--- Start Data shown ---
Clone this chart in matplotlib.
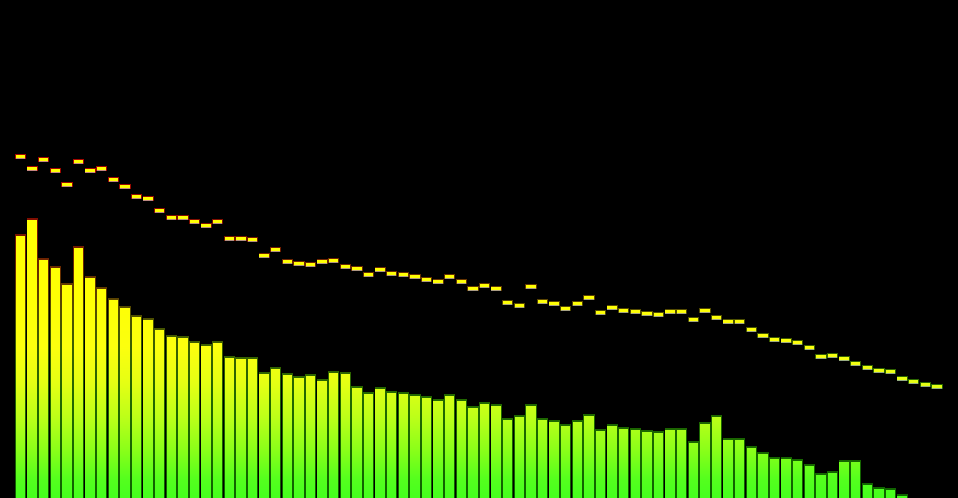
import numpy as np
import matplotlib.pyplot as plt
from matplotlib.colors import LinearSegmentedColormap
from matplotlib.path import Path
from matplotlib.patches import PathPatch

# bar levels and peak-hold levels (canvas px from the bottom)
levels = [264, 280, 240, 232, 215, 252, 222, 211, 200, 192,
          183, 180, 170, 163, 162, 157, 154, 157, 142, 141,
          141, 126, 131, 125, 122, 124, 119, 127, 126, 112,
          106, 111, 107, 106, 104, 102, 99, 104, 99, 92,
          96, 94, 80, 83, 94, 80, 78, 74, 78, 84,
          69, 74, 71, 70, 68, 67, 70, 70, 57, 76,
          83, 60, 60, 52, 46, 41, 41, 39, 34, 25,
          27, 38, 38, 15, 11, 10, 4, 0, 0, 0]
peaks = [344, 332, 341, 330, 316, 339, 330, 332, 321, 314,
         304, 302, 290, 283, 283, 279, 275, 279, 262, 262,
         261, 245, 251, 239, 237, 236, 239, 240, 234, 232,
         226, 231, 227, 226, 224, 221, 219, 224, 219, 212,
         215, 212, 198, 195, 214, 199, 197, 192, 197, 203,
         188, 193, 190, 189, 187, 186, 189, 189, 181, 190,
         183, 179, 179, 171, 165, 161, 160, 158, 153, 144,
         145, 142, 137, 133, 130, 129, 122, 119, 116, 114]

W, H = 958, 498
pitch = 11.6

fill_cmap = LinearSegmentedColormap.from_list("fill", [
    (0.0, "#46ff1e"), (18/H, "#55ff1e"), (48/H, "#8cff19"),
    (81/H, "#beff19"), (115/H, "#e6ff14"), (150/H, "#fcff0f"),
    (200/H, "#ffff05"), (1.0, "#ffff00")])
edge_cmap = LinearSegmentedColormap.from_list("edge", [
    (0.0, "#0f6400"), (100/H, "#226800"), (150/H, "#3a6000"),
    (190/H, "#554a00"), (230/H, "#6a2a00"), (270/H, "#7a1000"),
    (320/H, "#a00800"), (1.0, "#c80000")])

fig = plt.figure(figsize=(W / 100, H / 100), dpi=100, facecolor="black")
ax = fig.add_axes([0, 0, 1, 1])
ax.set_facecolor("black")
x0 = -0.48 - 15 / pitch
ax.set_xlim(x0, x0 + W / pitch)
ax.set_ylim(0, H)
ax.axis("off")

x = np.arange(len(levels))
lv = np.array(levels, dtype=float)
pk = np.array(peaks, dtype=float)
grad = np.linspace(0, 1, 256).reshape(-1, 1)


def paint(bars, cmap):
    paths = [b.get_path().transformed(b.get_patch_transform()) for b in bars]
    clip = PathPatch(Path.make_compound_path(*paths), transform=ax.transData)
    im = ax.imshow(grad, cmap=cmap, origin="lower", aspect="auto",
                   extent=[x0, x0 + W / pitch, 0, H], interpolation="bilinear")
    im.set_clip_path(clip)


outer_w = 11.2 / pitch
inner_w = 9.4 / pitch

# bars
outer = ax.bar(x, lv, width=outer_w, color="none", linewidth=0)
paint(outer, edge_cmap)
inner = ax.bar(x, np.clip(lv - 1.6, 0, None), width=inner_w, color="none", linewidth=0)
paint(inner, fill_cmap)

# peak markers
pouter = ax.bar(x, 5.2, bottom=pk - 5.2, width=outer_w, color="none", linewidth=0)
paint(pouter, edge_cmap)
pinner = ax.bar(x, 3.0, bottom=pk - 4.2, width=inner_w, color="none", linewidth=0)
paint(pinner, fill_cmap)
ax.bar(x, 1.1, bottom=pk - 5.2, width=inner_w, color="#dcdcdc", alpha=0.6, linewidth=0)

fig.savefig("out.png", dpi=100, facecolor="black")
--- End Data shown ---
# What is asked
Pick out all the lines with the word "matplotlib" in them and copy them.

# Answer to the task
Clone this chart in matplotlib.
import matplotlib.pyplot as plt
from matplotlib.colors import LinearSegmentedColormap
from matplotlib.path import Path
from matplotlib.patches import PathPatch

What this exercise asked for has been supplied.